— start PROVIDED RECORDS —
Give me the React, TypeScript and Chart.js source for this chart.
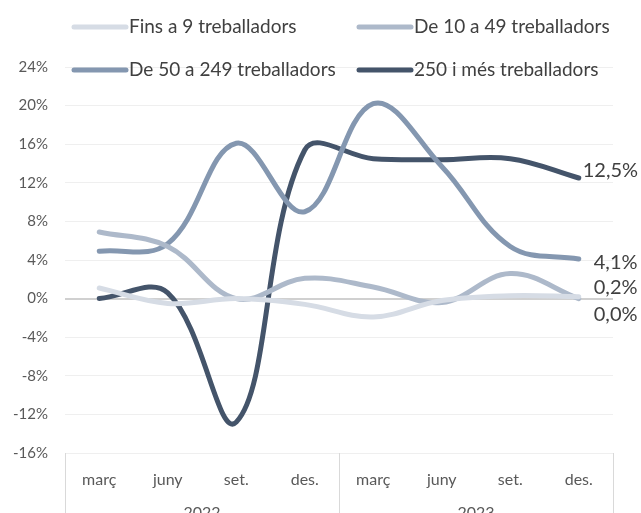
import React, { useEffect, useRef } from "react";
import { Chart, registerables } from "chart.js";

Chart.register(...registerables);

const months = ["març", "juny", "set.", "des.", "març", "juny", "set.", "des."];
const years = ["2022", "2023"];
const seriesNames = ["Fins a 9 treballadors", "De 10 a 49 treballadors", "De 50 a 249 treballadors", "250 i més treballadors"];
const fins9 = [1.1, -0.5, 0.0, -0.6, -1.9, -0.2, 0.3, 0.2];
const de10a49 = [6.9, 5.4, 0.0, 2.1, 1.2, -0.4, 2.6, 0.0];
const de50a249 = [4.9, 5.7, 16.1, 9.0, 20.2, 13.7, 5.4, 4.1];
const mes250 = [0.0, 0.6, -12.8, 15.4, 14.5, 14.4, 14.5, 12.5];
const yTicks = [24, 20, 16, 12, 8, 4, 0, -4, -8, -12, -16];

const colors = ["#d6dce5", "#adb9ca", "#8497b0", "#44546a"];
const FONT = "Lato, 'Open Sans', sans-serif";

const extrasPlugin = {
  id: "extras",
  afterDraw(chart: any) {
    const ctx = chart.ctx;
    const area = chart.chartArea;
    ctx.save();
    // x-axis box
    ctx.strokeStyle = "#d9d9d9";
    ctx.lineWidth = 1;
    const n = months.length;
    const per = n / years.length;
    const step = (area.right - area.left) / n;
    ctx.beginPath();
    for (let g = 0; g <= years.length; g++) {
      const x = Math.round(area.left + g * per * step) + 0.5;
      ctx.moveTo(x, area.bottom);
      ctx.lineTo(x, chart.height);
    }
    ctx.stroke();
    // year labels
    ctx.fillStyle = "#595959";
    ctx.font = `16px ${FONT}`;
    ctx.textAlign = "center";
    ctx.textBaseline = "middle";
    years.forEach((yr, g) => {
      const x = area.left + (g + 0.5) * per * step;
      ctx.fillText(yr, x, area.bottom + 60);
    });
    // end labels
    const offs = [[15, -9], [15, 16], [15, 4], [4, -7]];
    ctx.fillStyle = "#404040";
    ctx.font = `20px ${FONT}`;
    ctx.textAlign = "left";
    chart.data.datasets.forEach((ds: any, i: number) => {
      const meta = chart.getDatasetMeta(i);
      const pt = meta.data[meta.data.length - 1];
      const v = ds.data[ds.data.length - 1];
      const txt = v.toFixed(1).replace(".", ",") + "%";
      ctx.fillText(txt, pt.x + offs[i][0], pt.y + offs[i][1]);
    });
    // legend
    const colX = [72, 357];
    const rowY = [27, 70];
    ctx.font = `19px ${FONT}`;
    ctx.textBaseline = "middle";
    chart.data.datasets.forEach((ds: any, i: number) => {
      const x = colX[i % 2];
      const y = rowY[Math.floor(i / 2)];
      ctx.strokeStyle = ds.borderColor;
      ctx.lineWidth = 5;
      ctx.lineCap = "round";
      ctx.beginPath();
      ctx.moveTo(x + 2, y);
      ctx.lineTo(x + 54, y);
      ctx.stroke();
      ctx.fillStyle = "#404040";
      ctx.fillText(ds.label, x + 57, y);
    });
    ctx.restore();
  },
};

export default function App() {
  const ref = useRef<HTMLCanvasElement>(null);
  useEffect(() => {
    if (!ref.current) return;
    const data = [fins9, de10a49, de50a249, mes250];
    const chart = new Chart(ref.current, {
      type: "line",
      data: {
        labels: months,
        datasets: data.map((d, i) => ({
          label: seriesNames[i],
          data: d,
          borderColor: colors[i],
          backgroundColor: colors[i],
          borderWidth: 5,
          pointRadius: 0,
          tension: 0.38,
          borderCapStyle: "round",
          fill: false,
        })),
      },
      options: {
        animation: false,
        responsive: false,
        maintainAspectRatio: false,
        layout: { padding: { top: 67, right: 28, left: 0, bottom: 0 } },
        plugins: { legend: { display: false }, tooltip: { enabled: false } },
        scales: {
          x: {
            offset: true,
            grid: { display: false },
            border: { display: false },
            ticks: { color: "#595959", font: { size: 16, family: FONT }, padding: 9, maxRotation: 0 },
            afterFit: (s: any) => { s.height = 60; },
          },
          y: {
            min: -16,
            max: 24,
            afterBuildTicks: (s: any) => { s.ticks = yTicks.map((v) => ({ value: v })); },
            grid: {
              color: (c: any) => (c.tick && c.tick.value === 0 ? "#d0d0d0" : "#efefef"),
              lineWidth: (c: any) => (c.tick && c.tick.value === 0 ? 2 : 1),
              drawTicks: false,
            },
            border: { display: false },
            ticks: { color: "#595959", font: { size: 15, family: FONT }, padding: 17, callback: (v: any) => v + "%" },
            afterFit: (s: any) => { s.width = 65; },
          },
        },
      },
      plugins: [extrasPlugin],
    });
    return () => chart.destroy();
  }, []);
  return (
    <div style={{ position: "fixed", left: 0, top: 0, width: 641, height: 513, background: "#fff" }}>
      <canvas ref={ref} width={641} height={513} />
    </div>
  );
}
— end PROVIDED RECORDS —
— start PROVIDED RECORDS —
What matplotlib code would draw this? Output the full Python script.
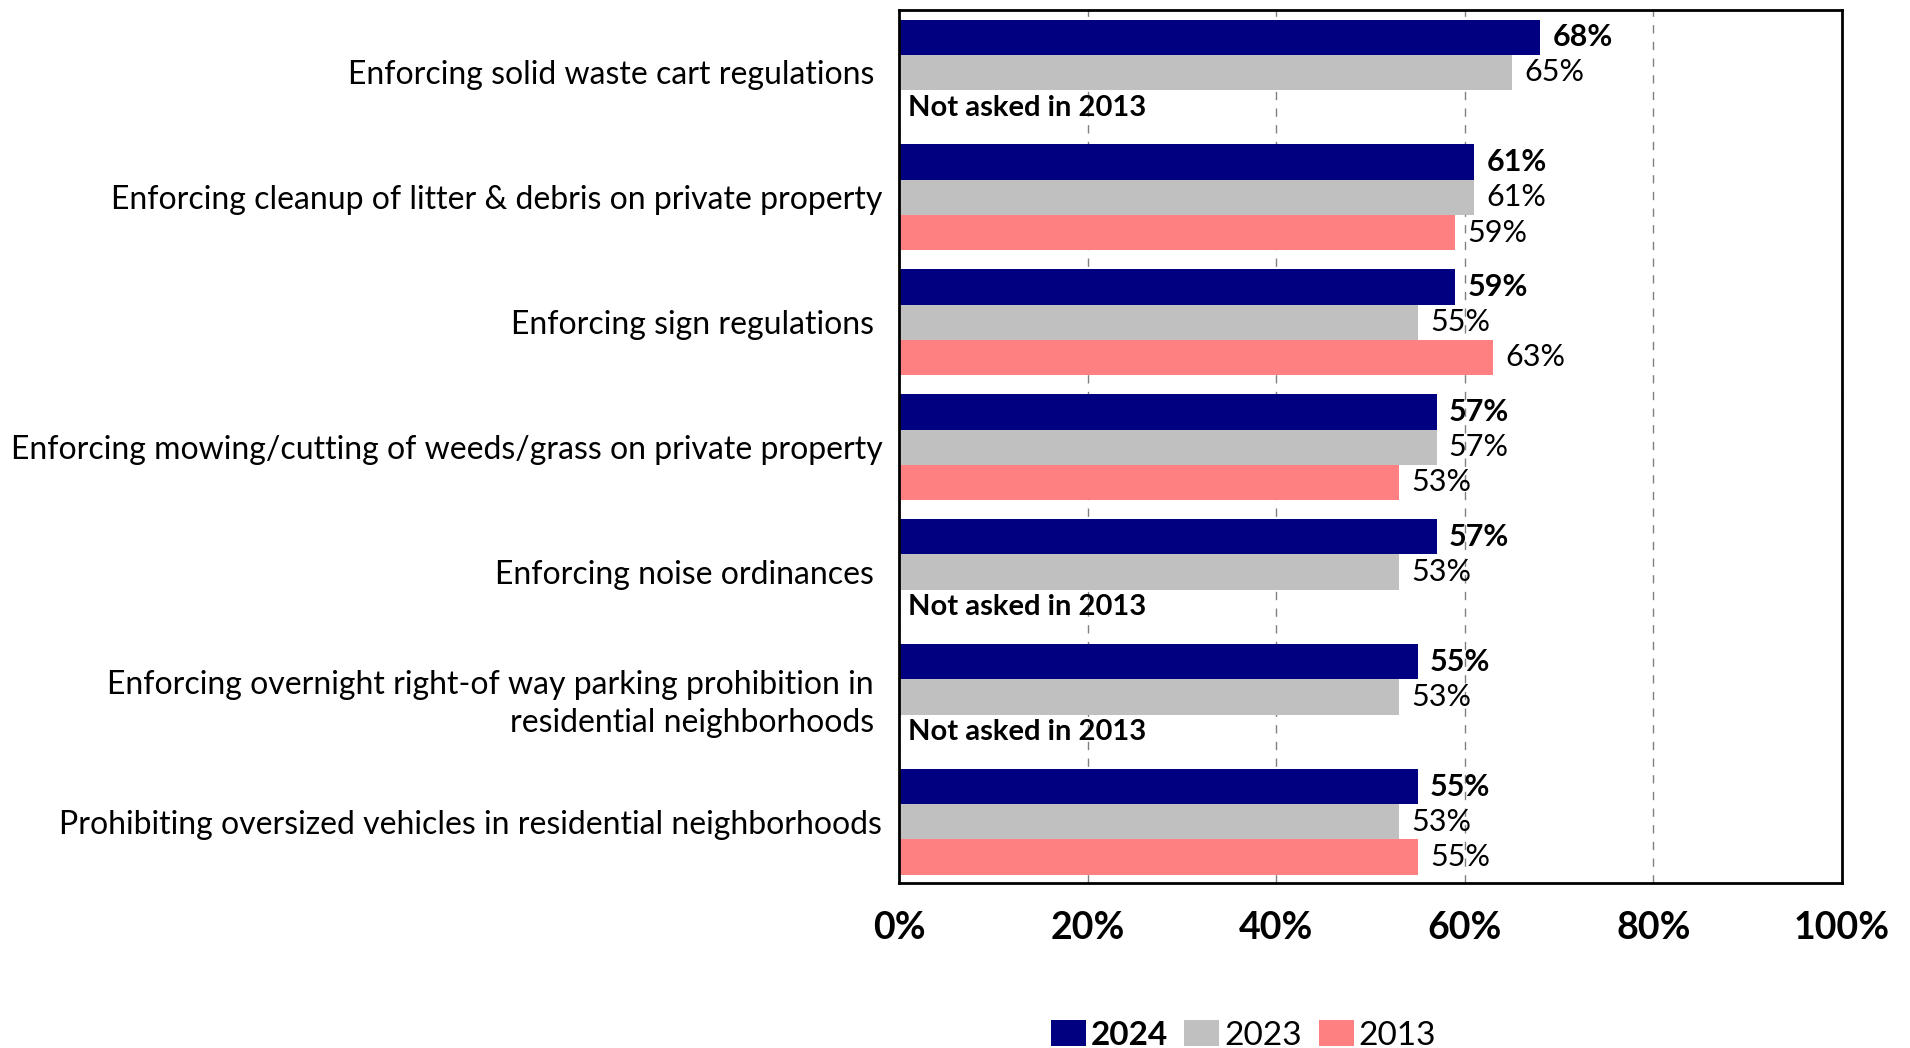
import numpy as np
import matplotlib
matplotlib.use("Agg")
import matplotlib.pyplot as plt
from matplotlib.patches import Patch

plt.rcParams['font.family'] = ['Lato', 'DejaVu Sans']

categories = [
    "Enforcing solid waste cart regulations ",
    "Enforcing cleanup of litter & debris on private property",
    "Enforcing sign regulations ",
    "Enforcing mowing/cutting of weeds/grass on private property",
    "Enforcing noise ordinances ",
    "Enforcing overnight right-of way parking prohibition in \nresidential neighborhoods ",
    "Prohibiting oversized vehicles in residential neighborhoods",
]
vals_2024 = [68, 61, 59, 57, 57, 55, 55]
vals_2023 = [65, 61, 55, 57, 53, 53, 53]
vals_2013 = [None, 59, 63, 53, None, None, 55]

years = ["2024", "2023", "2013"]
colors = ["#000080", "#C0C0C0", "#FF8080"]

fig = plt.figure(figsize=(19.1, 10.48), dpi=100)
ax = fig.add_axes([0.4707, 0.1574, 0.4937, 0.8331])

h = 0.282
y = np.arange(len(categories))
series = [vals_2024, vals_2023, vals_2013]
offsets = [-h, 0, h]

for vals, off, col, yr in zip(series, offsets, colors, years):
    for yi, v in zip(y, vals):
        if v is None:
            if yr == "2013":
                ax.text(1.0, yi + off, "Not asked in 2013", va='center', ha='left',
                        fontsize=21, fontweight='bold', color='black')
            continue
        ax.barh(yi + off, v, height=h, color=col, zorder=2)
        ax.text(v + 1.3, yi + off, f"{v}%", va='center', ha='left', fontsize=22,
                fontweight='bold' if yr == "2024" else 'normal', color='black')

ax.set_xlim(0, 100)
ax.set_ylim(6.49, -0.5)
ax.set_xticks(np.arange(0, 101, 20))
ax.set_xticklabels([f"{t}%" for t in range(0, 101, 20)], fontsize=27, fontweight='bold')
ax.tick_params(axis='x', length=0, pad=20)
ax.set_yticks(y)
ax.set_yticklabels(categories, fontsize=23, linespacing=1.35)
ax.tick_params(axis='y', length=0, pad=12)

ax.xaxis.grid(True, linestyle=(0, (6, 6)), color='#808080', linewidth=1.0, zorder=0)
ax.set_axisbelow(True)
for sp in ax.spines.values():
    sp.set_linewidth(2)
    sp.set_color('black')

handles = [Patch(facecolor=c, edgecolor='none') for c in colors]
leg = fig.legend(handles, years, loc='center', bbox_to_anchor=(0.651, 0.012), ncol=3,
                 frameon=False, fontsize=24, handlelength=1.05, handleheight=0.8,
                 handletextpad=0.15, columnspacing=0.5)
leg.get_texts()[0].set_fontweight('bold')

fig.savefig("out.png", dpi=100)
— end PROVIDED RECORDS —
> _TASK GOAL_
Without any pictures, set down the lines from the one holding "Give me the" through the one holding "Chart.register(...registerables);".

> _THE ANSWER_
Give me the React, TypeScript and Chart.js source for this chart.
import React, { useEffect, useRef } from "react";
import { Chart, registerables } from "chart.js";

Chart.register(...registerables);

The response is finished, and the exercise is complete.